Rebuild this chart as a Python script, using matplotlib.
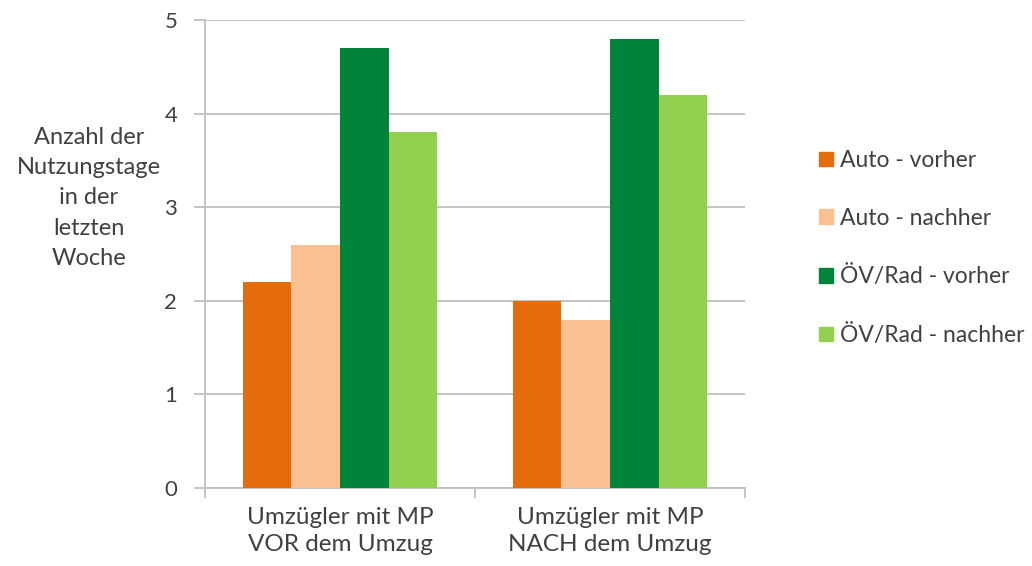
import numpy as np
import matplotlib.pyplot as plt
from matplotlib.patches import Patch

plt.rcParams['font.family'] = ['Lato', 'DejaVu Sans']

groups = ['Umzügler mit MP\nVOR dem Umzug', 'Umzügler mit MP\nNACH dem Umzug']
series = ['Auto - vorher', 'Auto - nachher', 'ÖV/Rad - vorher', 'ÖV/Rad - nachher']
values = [
    [2.2, 2.0],   # Auto - vorher
    [2.6, 1.8],   # Auto - nachher
    [4.7, 4.8],   # ÖV/Rad - vorher
    [3.8, 4.2],   # ÖV/Rad - nachher
]
colors = ['#E46C0A', '#FAC090', '#00843A', '#92D050']
yticks = [0, 1, 2, 3, 4, 5]

txt = '#404040'
grid_c = '#BFBFBF'

fig = plt.figure(figsize=(10.32, 5.66), dpi=100)
ax = fig.add_axes([205/1032, 1-488/566, 540/1032, 468/566])

x = np.arange(len(groups))
w = 0.18
for i, s in enumerate(series):
    ax.bar(x + (i - 1.5) * w, values[i], w, color=colors[i], label=s, zorder=3)

ax.set_xlim(-0.5, 1.5)
ax.set_ylim(0, 5)
ax.set_yticks(yticks)
ax.set_yticklabels([str(t) for t in yticks], fontsize=16, color=txt)
ax.yaxis.grid(True, color=grid_c, linewidth=1.3, zorder=0)
ax.tick_params(axis='y', length=8, color=grid_c, width=1.3, pad=12)

ax.set_xticks([-0.5, 0.5, 1.5])
ax.set_xticklabels(['', '', ''])
ax.set_xticks(x, minor=True)
ax.set_xticklabels(groups, minor=True, fontsize=17.5, color=txt, linespacing=1.3)
ax.tick_params(axis='x', which='major', length=7, color=grid_c, width=1.3)
ax.tick_params(axis='x', which='minor', length=0, pad=14)

for side in ['top', 'right']:
    ax.spines[side].set_visible(False)
for side in ['left', 'bottom']:
    ax.spines[side].set_color(grid_c)
    ax.spines[side].set_linewidth(1.3)

ax.set_ylabel('Anzahl der\nNutzungstage\nin der\nletzten\nWoche', rotation=0,
              fontsize=17, color=txt, linespacing=1.55, ha='center', va='center')
ax.yaxis.set_label_coords(-0.215, 0.62)

handles = [Patch(color=c) for c in colors]
leg = fig.legend(handles, series, loc='upper left', bbox_to_anchor=(819/1032, 1-150/566),
                 frameon=False, fontsize=16.5, labelspacing=1.6, handlelength=0.6,
                 handleheight=0.6, handletextpad=0.3, borderaxespad=0, borderpad=0)
for t in leg.get_texts():
    t.set_color(txt)

fig.savefig('out.png', dpi=100)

### BRIEF
Copy the listing word for word, excluding its pictures.

### THE ANSWER
Rebuild this chart as a Python script, using matplotlib.
import numpy as np
import matplotlib.pyplot as plt
from matplotlib.patches import Patch

plt.rcParams['font.family'] = ['Lato', 'DejaVu Sans']

groups = ['Umzügler mit MP\nVOR dem Umzug', 'Umzügler mit MP\nNACH dem Umzug']
series = ['Auto - vorher', 'Auto - nachher', 'ÖV/Rad - vorher', 'ÖV/Rad - nachher']
values = [
    [2.2, 2.0],   # Auto - vorher
    [2.6, 1.8],   # Auto - nachher
    [4.7, 4.8],   # ÖV/Rad - vorher
    [3.8, 4.2],   # ÖV/Rad - nachher
]
colors = ['#E46C0A', '#FAC090', '#00843A', '#92D050']
yticks = [0, 1, 2, 3, 4, 5]

txt = '#404040'
grid_c = '#BFBFBF'

fig = plt.figure(figsize=(10.32, 5.66), dpi=100)
ax = fig.add_axes([205/1032, 1-488/566, 540/1032, 468/566])

x = np.arange(len(groups))
w = 0.18
for i, s in enumerate(series):
    ax.bar(x + (i - 1.5) * w, values[i], w, color=colors[i], label=s, zorder=3)

ax.set_xlim(-0.5, 1.5)
ax.set_ylim(0, 5)
ax.set_yticks(yticks)
ax.set_yticklabels([str(t) for t in yticks], fontsize=16, color=txt)
ax.yaxis.grid(True, color=grid_c, linewidth=1.3, zorder=0)
ax.tick_params(axis='y', length=8, color=grid_c, width=1.3, pad=12)

ax.set_xticks([-0.5, 0.5, 1.5])
ax.set_xticklabels(['', '', ''])
ax.set_xticks(x, minor=True)
ax.set_xticklabels(groups, minor=True, fontsize=17.5, color=txt, linespacing=1.3)
ax.tick_params(axis='x', which='major', length=7, color=grid_c, width=1.3)
ax.tick_params(axis='x', which='minor', length=0, pad=14)

for side in ['top', 'right']:
    ax.spines[side].set_visible(False)
for side in ['left', 'bottom']:
    ax.spines[side].set_color(grid_c)
    ax.spines[side].set_linewidth(1.3)

ax.set_ylabel('Anzahl der\nNutzungstage\nin der\nletzten\nWoche', rotation=0,
              fontsize=17, color=txt, linespacing=1.55, ha='center', va='center')
ax.yaxis.set_label_coords(-0.215, 0.62)

handles = [Patch(color=c) for c in colors]
leg = fig.legend(handles, series, loc='upper left', bbox_to_anchor=(819/1032, 1-150/566),
                 frameon=False, fontsize=16.5, labelspacing=1.6, handlelength=0.6,
                 handleheight=0.6, handletextpad=0.3, borderaxespad=0, borderpad=0)
for t in leg.get_texts():
    t.set_color(txt)

fig.savefig('out.png', dpi=100)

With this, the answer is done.